Write out the material exactly, with the pictures left out.

**Material**
** begin **
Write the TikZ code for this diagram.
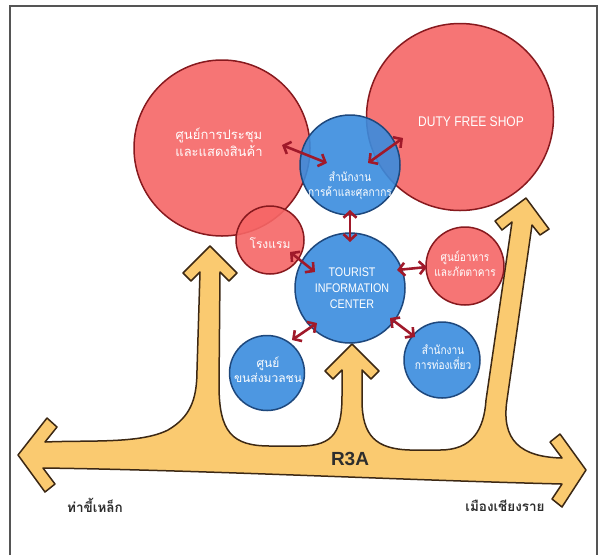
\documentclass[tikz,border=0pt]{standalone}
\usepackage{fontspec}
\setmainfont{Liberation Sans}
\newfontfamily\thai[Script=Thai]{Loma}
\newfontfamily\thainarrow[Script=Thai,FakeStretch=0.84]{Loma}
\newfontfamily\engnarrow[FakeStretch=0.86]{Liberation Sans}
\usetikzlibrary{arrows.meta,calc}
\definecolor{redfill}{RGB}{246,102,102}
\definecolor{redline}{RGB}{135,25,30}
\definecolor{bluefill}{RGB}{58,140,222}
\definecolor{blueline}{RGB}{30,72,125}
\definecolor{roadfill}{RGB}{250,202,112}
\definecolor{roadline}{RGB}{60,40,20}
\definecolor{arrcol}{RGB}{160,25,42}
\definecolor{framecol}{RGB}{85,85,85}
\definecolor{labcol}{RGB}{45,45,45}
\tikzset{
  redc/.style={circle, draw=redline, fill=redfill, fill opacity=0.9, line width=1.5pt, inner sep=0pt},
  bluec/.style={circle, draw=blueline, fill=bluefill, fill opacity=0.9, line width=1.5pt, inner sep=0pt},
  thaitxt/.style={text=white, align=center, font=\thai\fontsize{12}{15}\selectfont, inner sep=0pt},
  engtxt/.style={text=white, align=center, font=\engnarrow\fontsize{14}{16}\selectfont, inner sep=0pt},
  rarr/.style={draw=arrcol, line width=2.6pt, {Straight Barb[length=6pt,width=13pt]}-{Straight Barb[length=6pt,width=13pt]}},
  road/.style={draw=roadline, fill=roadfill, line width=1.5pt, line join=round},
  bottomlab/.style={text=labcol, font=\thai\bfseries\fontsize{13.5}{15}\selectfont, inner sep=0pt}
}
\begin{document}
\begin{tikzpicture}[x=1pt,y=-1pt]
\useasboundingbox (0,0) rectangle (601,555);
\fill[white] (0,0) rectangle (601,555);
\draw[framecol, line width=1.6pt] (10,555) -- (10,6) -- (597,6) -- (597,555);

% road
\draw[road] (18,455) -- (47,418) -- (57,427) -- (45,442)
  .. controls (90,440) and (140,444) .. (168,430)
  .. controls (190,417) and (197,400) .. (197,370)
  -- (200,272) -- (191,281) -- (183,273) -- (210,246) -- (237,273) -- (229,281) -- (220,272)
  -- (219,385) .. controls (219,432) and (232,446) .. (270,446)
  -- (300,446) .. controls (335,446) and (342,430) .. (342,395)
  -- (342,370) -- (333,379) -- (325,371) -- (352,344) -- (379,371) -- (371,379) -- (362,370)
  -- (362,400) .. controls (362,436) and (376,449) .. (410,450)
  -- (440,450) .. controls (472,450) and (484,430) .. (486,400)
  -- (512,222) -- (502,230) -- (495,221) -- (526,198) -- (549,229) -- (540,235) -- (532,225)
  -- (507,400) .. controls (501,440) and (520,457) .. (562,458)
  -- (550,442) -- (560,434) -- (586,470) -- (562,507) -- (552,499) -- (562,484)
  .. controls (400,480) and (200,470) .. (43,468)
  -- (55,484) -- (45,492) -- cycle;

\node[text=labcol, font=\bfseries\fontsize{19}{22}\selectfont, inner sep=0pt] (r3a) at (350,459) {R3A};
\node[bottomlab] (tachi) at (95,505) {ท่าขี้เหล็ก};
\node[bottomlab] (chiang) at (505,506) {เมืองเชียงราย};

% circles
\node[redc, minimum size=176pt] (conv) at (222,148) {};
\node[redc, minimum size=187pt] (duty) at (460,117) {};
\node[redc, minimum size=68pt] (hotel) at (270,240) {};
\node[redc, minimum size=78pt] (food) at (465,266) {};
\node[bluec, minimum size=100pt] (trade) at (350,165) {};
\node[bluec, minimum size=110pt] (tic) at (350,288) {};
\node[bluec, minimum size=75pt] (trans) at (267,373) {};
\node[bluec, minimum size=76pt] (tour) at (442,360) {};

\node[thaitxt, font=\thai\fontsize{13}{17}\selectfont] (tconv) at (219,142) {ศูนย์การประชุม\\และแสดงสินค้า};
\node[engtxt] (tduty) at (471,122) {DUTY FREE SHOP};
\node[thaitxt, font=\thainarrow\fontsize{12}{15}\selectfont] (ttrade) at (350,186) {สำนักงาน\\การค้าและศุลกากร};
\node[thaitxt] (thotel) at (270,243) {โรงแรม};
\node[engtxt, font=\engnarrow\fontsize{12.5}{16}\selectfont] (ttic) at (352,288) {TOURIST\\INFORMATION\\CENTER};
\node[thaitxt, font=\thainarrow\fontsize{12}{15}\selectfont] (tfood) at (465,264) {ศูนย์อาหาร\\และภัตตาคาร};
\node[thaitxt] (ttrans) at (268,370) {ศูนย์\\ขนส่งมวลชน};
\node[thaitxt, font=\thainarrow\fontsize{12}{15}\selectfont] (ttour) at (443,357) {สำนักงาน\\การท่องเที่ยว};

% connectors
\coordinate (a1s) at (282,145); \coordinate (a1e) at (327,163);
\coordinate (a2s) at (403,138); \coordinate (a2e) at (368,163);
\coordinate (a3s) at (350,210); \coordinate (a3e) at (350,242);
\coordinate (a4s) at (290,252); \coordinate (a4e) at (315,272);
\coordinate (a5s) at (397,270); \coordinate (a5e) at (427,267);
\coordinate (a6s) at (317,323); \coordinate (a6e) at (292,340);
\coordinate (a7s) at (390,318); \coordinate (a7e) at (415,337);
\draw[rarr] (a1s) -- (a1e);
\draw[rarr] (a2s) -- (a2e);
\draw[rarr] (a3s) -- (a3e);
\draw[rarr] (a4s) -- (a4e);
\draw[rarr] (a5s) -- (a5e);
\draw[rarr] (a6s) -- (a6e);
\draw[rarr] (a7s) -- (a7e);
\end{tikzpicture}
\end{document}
** end **
**The solution**
Write the TikZ code for this diagram.
\documentclass[tikz,border=0pt]{standalone}
\usepackage{fontspec}
\setmainfont{Liberation Sans}
\newfontfamily\thai[Script=Thai]{Loma}
\newfontfamily\thainarrow[Script=Thai,FakeStretch=0.84]{Loma}
\newfontfamily\engnarrow[FakeStretch=0.86]{Liberation Sans}
\usetikzlibrary{arrows.meta,calc}
\definecolor{redfill}{RGB}{246,102,102}
\definecolor{redline}{RGB}{135,25,30}
\definecolor{bluefill}{RGB}{58,140,222}
\definecolor{blueline}{RGB}{30,72,125}
\definecolor{roadfill}{RGB}{250,202,112}
\definecolor{roadline}{RGB}{60,40,20}
\definecolor{arrcol}{RGB}{160,25,42}
\definecolor{framecol}{RGB}{85,85,85}
\definecolor{labcol}{RGB}{45,45,45}
\tikzset{
  redc/.style={circle, draw=redline, fill=redfill, fill opacity=0.9, line width=1.5pt, inner sep=0pt},
  bluec/.style={circle, draw=blueline, fill=bluefill, fill opacity=0.9, line width=1.5pt, inner sep=0pt},
  thaitxt/.style={text=white, align=center, font=\thai\fontsize{12}{15}\selectfont, inner sep=0pt},
  engtxt/.style={text=white, align=center, font=\engnarrow\fontsize{14}{16}\selectfont, inner sep=0pt},
  rarr/.style={draw=arrcol, line width=2.6pt, {Straight Barb[length=6pt,width=13pt]}-{Straight Barb[length=6pt,width=13pt]}},
  road/.style={draw=roadline, fill=roadfill, line width=1.5pt, line join=round},
  bottomlab/.style={text=labcol, font=\thai\bfseries\fontsize{13.5}{15}\selectfont, inner sep=0pt}
}
\begin{document}
\begin{tikzpicture}[x=1pt,y=-1pt]
\useasboundingbox (0,0) rectangle (601,555);
\fill[white] (0,0) rectangle (601,555);
\draw[framecol, line width=1.6pt] (10,555) -- (10,6) -- (597,6) -- (597,555);

% road
\draw[road] (18,455) -- (47,418) -- (57,427) -- (45,442)
  .. controls (90,440) and (140,444) .. (168,430)
  .. controls (190,417) and (197,400) .. (197,370)
  -- (200,272) -- (191,281) -- (183,273) -- (210,246) -- (237,273) -- (229,281) -- (220,272)
  -- (219,385) .. controls (219,432) and (232,446) .. (270,446)
  -- (300,446) .. controls (335,446) and (342,430) .. (342,395)
  -- (342,370) -- (333,379) -- (325,371) -- (352,344) -- (379,371) -- (371,379) -- (362,370)
  -- (362,400) .. controls (362,436) and (376,449) .. (410,450)
  -- (440,450) .. controls (472,450) and (484,430) .. (486,400)
  -- (512,222) -- (502,230) -- (495,221) -- (526,198) -- (549,229) -- (540,235) -- (532,225)
  -- (507,400) .. controls (501,440) and (520,457) .. (562,458)
  -- (550,442) -- (560,434) -- (586,470) -- (562,507) -- (552,499) -- (562,484)
  .. controls (400,480) and (200,470) .. (43,468)
  -- (55,484) -- (45,492) -- cycle;

\node[text=labcol, font=\bfseries\fontsize{19}{22}\selectfont, inner sep=0pt] (r3a) at (350,459) {R3A};
\node[bottomlab] (tachi) at (95,505) {ท่าขี้เหล็ก};
\node[bottomlab] (chiang) at (505,506) {เมืองเชียงราย};

% circles
\node[redc, minimum size=176pt] (conv) at (222,148) {};
\node[redc, minimum size=187pt] (duty) at (460,117) {};
\node[redc, minimum size=68pt] (hotel) at (270,240) {};
\node[redc, minimum size=78pt] (food) at (465,266) {};
\node[bluec, minimum size=100pt] (trade) at (350,165) {};
\node[bluec, minimum size=110pt] (tic) at (350,288) {};
\node[bluec, minimum size=75pt] (trans) at (267,373) {};
\node[bluec, minimum size=76pt] (tour) at (442,360) {};

\node[thaitxt, font=\thai\fontsize{13}{17}\selectfont] (tconv) at (219,142) {ศูนย์การประชุม\\และแสดงสินค้า};
\node[engtxt] (tduty) at (471,122) {DUTY FREE SHOP};
\node[thaitxt, font=\thainarrow\fontsize{12}{15}\selectfont] (ttrade) at (350,186) {สำนักงาน\\การค้าและศุลกากร};
\node[thaitxt] (thotel) at (270,243) {โรงแรม};
\node[engtxt, font=\engnarrow\fontsize{12.5}{16}\selectfont] (ttic) at (352,288) {TOURIST\\INFORMATION\\CENTER};
\node[thaitxt, font=\thainarrow\fontsize{12}{15}\selectfont] (tfood) at (465,264) {ศูนย์อาหาร\\และภัตตาคาร};
\node[thaitxt] (ttrans) at (268,370) {ศูนย์\\ขนส่งมวลชน};
\node[thaitxt, font=\thainarrow\fontsize{12}{15}\selectfont] (ttour) at (443,357) {สำนักงาน\\การท่องเที่ยว};

% connectors
\coordinate (a1s) at (282,145); \coordinate (a1e) at (327,163);
\coordinate (a2s) at (403,138); \coordinate (a2e) at (368,163);
\coordinate (a3s) at (350,210); \coordinate (a3e) at (350,242);
\coordinate (a4s) at (290,252); \coordinate (a4e) at (315,272);
\coordinate (a5s) at (397,270); \coordinate (a5e) at (427,267);
\coordinate (a6s) at (317,323); \coordinate (a6e) at (292,340);
\coordinate (a7s) at (390,318); \coordinate (a7e) at (415,337);
\draw[rarr] (a1s) -- (a1e);
\draw[rarr] (a2s) -- (a2e);
\draw[rarr] (a3s) -- (a3e);
\draw[rarr] (a4s) -- (a4e);
\draw[rarr] (a5s) -- (a5e);
\draw[rarr] (a6s) -- (a6e);
\draw[rarr] (a7s) -- (a7e);
\end{tikzpicture}
\end{document}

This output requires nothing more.